Charles Fornara has a B.A. from Columbia (1956), M.A. from the University of Chicago (1958), Ph.D. from the University of California at Los Angeles (1961). After a stint at the Ohio State University (1961-3), he had the good fortune to come to Brown as an Assistant Professor, and is currently David Benedict Professor of Greek. He became a Fellow of the Humanities Research Centre at the Australian National University in spring, 1983, and in 1988 he won a Samuel Guggenheim Fellowship.

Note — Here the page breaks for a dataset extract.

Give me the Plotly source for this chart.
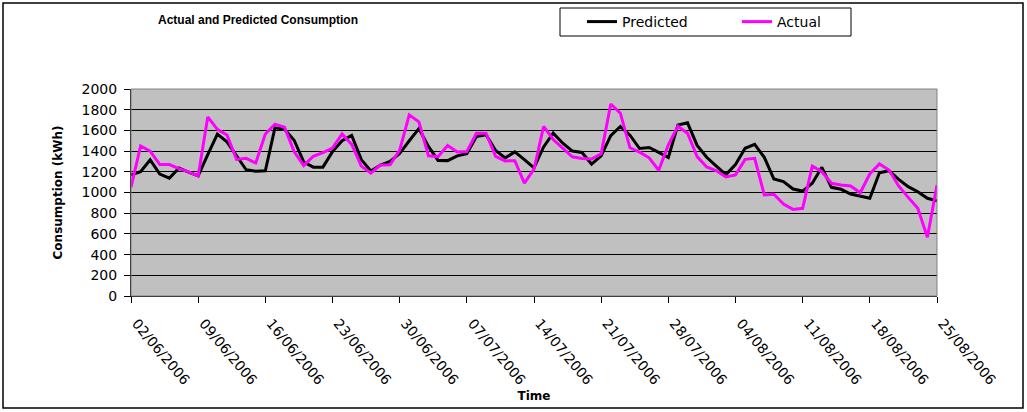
import pandas as pd
import plotly.graph_objects as go

dates = pd.date_range("2006-06-02", "2006-08-25", freq="D")

predicted = [1170, 1200, 1316, 1178, 1139, 1236, 1197, 1160, 1365, 1565,
             1490, 1360, 1220, 1205, 1210, 1625, 1612, 1505, 1295, 1245,
             1245, 1395, 1500, 1552, 1318, 1207, 1265, 1300, 1376, 1500,
             1617, 1445, 1310, 1308, 1354, 1376, 1540, 1558, 1406, 1335,
             1392, 1318, 1238, 1440, 1573, 1476, 1400, 1387, 1275, 1354,
             1550, 1638, 1554, 1425, 1435, 1388, 1338, 1653, 1673, 1455,
             1340, 1255, 1173, 1270, 1427, 1466, 1340, 1130, 1105, 1034,
             1014, 1089, 1243, 1050, 1031, 985, 966, 944, 1191, 1211,
             1127, 1056, 1008, 944, 921]

actual = [1050, 1450, 1400, 1270, 1270, 1230, 1200, 1160, 1730, 1610,
          1555, 1320, 1330, 1285, 1565, 1660, 1630, 1395, 1260, 1350,
          1385, 1430, 1565, 1465, 1255, 1187, 1265, 1268, 1410, 1750,
          1683, 1355, 1345, 1455, 1392, 1395, 1573, 1573, 1350, 1305,
          1307, 1090, 1225, 1638, 1512, 1425, 1345, 1328, 1323, 1375,
          1855, 1766, 1432, 1390, 1335, 1215, 1460, 1640, 1573, 1347,
          1247, 1210, 1150, 1170, 1320, 1330, 976, 983, 889, 837,
          847, 1256, 1201, 1089, 1072, 1063, 998, 1179, 1275, 1217,
          1063, 953, 847, 567, 1072]

y_ticks = [0, 200, 400, 600, 800, 1000, 1200, 1400, 1600, 1800, 2000]

W, H = 1027, 412
L, R, T, B = 131, 937, 89, 296

def px(x):
    return (x - L) / (R - L)

def py(y):
    return (B - y) / (B - T)

fig = go.Figure()
fig.add_trace(go.Scatter(x=dates, y=predicted, mode="lines", name="Predicted",
                         line=dict(color="#000000", width=3)))
fig.add_trace(go.Scatter(x=dates, y=actual, mode="lines", name="Actual",
                         line=dict(color="#FF00FF", width=3)))

font = "Arial, Liberation Sans, sans-serif"
wide = "DejaVu Sans, Arial, sans-serif"

fig.update_layout(
    width=W, height=H,
    margin=dict(l=L, r=W - R, t=T, b=H - B, autoexpand=False),
    paper_bgcolor="white",
    plot_bgcolor="#C0C0C0",
    font=dict(family=font, size=13, color="black"),
    title=dict(text="<b>Actual and Predicted Consumption</b>",
               x=258 / W, xref="container", xanchor="center",
               y=1 - 20 / H, yref="container", yanchor="middle",
               font=dict(size=12, family=font)),
    legend=dict(orientation="h", x=px(582), y=py(22), xanchor="left", yanchor="middle",
                bgcolor="rgba(0,0,0,0)", borderwidth=0,
                entrywidth=110, entrywidthmode="pixels",
                font=dict(size=14, family=wide)),
    showlegend=True,
)

fig.update_xaxes(
    range=[dates[0], dates[-1]],
    tickmode="linear", tick0=dates[0], dtick=7 * 24 * 3600 * 1000,
    tickformat="\u00a0\u00a0%d/%m/%Y", tickangle=50,
    ticks="outside", ticklen=6, tickcolor="black",
    ticklabelstandoff=0,
    showgrid=False, showline=True, linecolor="black", linewidth=1,
    zeroline=False,
    title=dict(text="<b>Time</b>", font=dict(size=12, family=wide), standoff=4),
    tickfont=dict(size=14, family=wide),
)
fig.update_yaxes(
    range=[0, 2000], tickvals=y_ticks,
    ticks="outside", ticklen=6, tickcolor="black",
    ticklabelstandoff=4,
    showgrid=True, gridcolor="black", gridwidth=1,
    showline=True, linecolor="black", linewidth=1, zeroline=False,
    title=dict(text="<b>Consumption (kWh)</b>", font=dict(size=12, family=wide), standoff=16),
    tickfont=dict(size=14, family=wide),
)

# legend frame, plot-area border (gray) and outer chart frame
fig.add_shape(type="rect", xref="paper", yref="paper",
              x0=px(560), x1=px(851), y0=py(36), y1=py(8),
              line=dict(color="black", width=1), fillcolor="white", layer="below")
fig.add_shape(type="rect", xref="paper", yref="paper", x0=0, x1=1, y0=0, y1=1,
              line=dict(color="#808080", width=1), layer="above")
fig.add_shape(type="rect", xref="paper", yref="paper",
              x0=px(3), x1=px(1023), y0=py(408), y1=py(3),
              line=dict(color="black", width=1.5), layer="above")

fig.write_html("out.html", config={"displayModeBar": False},
               post_script="document.body.style.margin='0';")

In 1971 his dissertation on The Athenian Board of Ten Generals was published by Historia as an Einzelschrift , and in the same year there appeared his Herodotus, An Interpretative Essay (Oxford). A little later came his Archaic Times to the Peloponessian War (2nd ed. Cambridge 1983), mostly translations of historical inscriptions, with brief explanatory notes. In 1983 there appeared his book on The Nature of History in Greece and Rome (Berkeley) and in the same year, Athens from Cleisthenes to Pericles (Berkeley), in collaboration with Loren Samons. In 1994, in continuation of Felix Jacoby's great work on the Fragments of the Greek Historians, he published Die Fragmente der griechischen Historiker IIIc, Geschichte von Städten und Völkern (Horographie und Ethnographie), Fascicle I, Commentary on Nos. 608a-608 (Leiden). This fasicule contained his commentary on the remaining fragments of the Egyptian ethnographies of Hellanicus of Lesbos and Aristagoras, an Ionian whose ethnikon is unknown.
He has written some thirty papers in learned journals or as chapters in books mostly involving Greek historiography, Greek history, various epigraphical questions, though also a few studies on the Latin historian Ammianus Marcellinus, who flourished in the last half of the fourth century A.D. In the past few years, his attention has focused on Greek poetic literature, principally Sophocles and Pindar, though he continues at the same time his research in the above-mentioned subjects.
Though his two airedales, Eloise and Alexander, would be perplexed to hear him say it, he lives alone, in the country in southern Rhode Island. For diversion he reads a good deal, mostly 18th and 19th century English literature, and when not reading, he listens to classical music, again mostly 18th or 19th century, or works outside on one landscaping task or another. When his son, Charlie, visits him, as he often does, they play a lot of chess.